I asked him where his money comes from. Jarjes said he’s spending the tax refund he saved from earlier this year. His ten year old daughter, Sura, who’s in fourth grade, seems unaware of her dad’s precarious situation. She’s just a happy kid. Sura is about to change elementary schools. But even that is a trivial affair for her. When I asked her what makes her the happiest in Arizona, school is at the top of her list. Her family and playing around with her friends are two and three.
For one former small business owner from Iraq, the economic downturn has meant opportunity. Omar Mohammedin was a cook and restaurant owner in Baghdad for 25 years. Two years ago, he fled the violence. And this year, he opened Sinbad’s, a middle-eastern kebab joint in a small shopping plaza in Glendale. It’s right next to a bankruptcy and divorce lawyer. Omar didn’t work with any of the four refugee resettlement agencies in Phoenix when he arrived. He had cousins already here who helped him settle in. But he did receive a small business development loan from the IRC to start Sinbad’s.
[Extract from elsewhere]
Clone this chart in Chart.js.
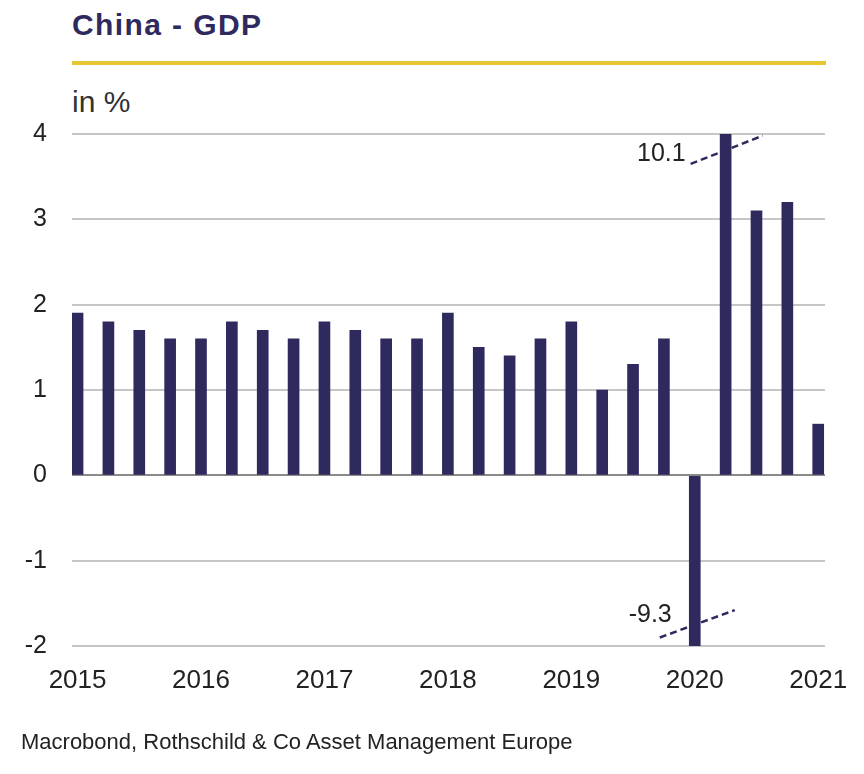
<!DOCTYPE html>
<html>
<head>
<meta charset="utf-8">
<script src="https://cdn.jsdelivr.net/npm/chart.js@4.4.0/dist/chart.umd.min.js"></script>
<style>
  html, body { margin: 0; padding: 0; background: #fff; }
  body { width: 864px; height: 774px; position: relative; overflow: hidden;
         font-family: "Liberation Sans", Arial, sans-serif; }
  #title { position: absolute; left: 72px; top: 10px; font-size: 30px; line-height: 30px;
           font-weight: bold; color: #2e2a5e; letter-spacing: 1.4px; }
  #rule { position: absolute; left: 72px; top: 61px; width: 754px; height: 4px; background: #e6c531; }
  #unit { position: absolute; left: 72px; top: 87px; font-size: 30px; line-height: 30px; color: #333; }
  #source { position: absolute; left: 21px; top: 731px; font-size: 22px; line-height: 22px; color: #222; }
  #chart { position: absolute; left: 0; top: 0; }
</style>
</head>
<body>
<div id="title">China - GDP</div>
<div id="rule"></div>
<div id="unit">in %</div>
<canvas id="chart" width="864" height="774"></canvas>
<div id="source">Macrobond, Rothschild &amp; Co Asset Management Europe</div>
<script>
  // ==== data ====
  const quarters = [
    "2015Q1", "2015Q2", "2015Q3", "2015Q4",
    "2016Q1", "2016Q2", "2016Q3", "2016Q4",
    "2017Q1", "2017Q2", "2017Q3", "2017Q4",
    "2018Q1", "2018Q2", "2018Q3", "2018Q4",
    "2019Q1", "2019Q2", "2019Q3", "2019Q4",
    "2020Q1", "2020Q2", "2020Q3", "2020Q4",
    "2021Q1"
  ];
  const gdpQoQ = [
    1.9, 1.8, 1.7, 1.6,
    1.6, 1.8, 1.7, 1.6,
    1.8, 1.7, 1.6, 1.6,
    1.9, 1.5, 1.4, 1.6,
    1.8, 1.0, 1.3, 1.6,
    -9.3, 10.1, 3.1, 3.2,
    0.6
  ];
  const yearLabels = ["2015", "2016", "2017", "2018", "2019", "2020", "2021"];
  const yTicks = [-2, -1, 0, 1, 2, 3, 4];

  const NAVY = "#2e2a5e";
  const FONT = "'Liberation Sans', Arial, sans-serif";

  // bars that run off the axis get a dashed break + their value
  const breakMarks = {
    id: "breakMarks",
    afterDatasetsDraw(chart) {
      const { ctx, scales: { x, y } } = chart;
      const yMin = yTicks[0], yMax = yTicks[yTicks.length - 1];
      ctx.save();
      gdpQoQ.forEach((v, i) => {
        if (v <= yMax && v >= yMin) return;
        const bx = x.getPixelForValue(i);
        const top = v > yMax;
        const y1 = y.getPixelForValue(top ? 3.65 : -1.9);
        const y2 = y.getPixelForValue(top ? 3.98 : -1.58);
        ctx.strokeStyle = NAVY;
        ctx.lineWidth = 2.5;
        ctx.setLineDash([7, 4]);
        ctx.beginPath();
        ctx.moveTo(bx - 35, y1);
        ctx.lineTo(bx + (top ? 37 : 40), y2);
        ctx.stroke();
        ctx.setLineDash([]);
        ctx.fillStyle = "#222";
        ctx.font = "25px " + FONT;
        ctx.textAlign = "right";
        ctx.textBaseline = "middle";
        ctx.fillText(v.toFixed(1), bx - (top ? 40 : 23), y.getPixelForValue(top ? 3.77 : -1.64));
      });
      ctx.restore();
    }
  };

  new Chart(document.getElementById("chart"), {
    type: "bar",
    data: {
      datasets: [{
        label: "China GDP",
        data: gdpQoQ.map((v, i) => ({ x: i, y: v })),
        backgroundColor: NAVY,
        borderWidth: 0,
        barThickness: 11
      }]
    },
    options: {
      responsive: false,
      animation: false,
      layout: { padding: { top: 134, right: 39, left: 0, bottom: 0 } },
      plugins: { legend: { display: false }, tooltip: { enabled: false } },
      scales: {
        x: {
          type: "linear",
          offset: false,
          min: -0.18, max: 24.22,
          grid: { display: false, drawTicks: false },
          border: { display: false },
          ticks: {
            stepSize: 4,
            includeBounds: false,
            padding: 19,
            color: "#222",
            font: { size: 26, family: FONT },
            maxRotation: 0,
            autoSkip: false,
            callback: (v) => yearLabels[v / 4] ?? ""
          },
          // let the 2021 label hang past the plot edge like the original
          afterFit: (s) => { s.height = 128; s.paddingRight = 0; s.paddingLeft = 0; }
        },
        y: {
          min: yTicks[0], max: yTicks[yTicks.length - 1],
          afterBuildTicks: (s) => { s.ticks = yTicks.map(v => ({ value: v })); },
          grid: {
            drawTicks: false,
            color: (c) => c.tick && c.tick.value === 0 ? "#8a8a8a" : "#c6c6c6",
            lineWidth: 2
          },
          border: { display: false },
          ticks: {
            padding: 25,
            color: "#222",
            font: { size: 25, family: FONT }
          },
          afterFit: (s) => { s.width = 72; }
        }
      }
    },
    plugins: [breakMarks]
  });
</script>
</body>
</html>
Omar Mohammedin keeps the prices low at Sinbad’s because no one has money, and he wants customers. His new special is one sandwich $4.99, the second sandwich, .99. He is proud of his business model, and proud that his restaurant seems to be making it. The food is great, and it’s a pleasant surprise to find hot, freshly baked pita in this dowdy shopping plaza in suburban Phoenix.
If there’s a common thread to these Iraqis in Phoenix, it’s their stories of survival. During the war. And now, their stories are of economic survival. Their American neighbors are also preoccupied with their own recent stories of economic survival. But Hazem Taee of the IRC says those neighbors should remember something he and the Iraqis now know. It’s a simple truth for Taee. “Life is very beautiful here,” he told me on my last day in Phoenix. “And sometimes I wonder why people here complain about three people in front of them in a line on a cashier. So what? Three people, you can’t wait here? We wait there overnight for gasoline, and here they complain about small things, which I understand why, but I don’t. I love it here. If those are their problems in life, life is beautiful here.”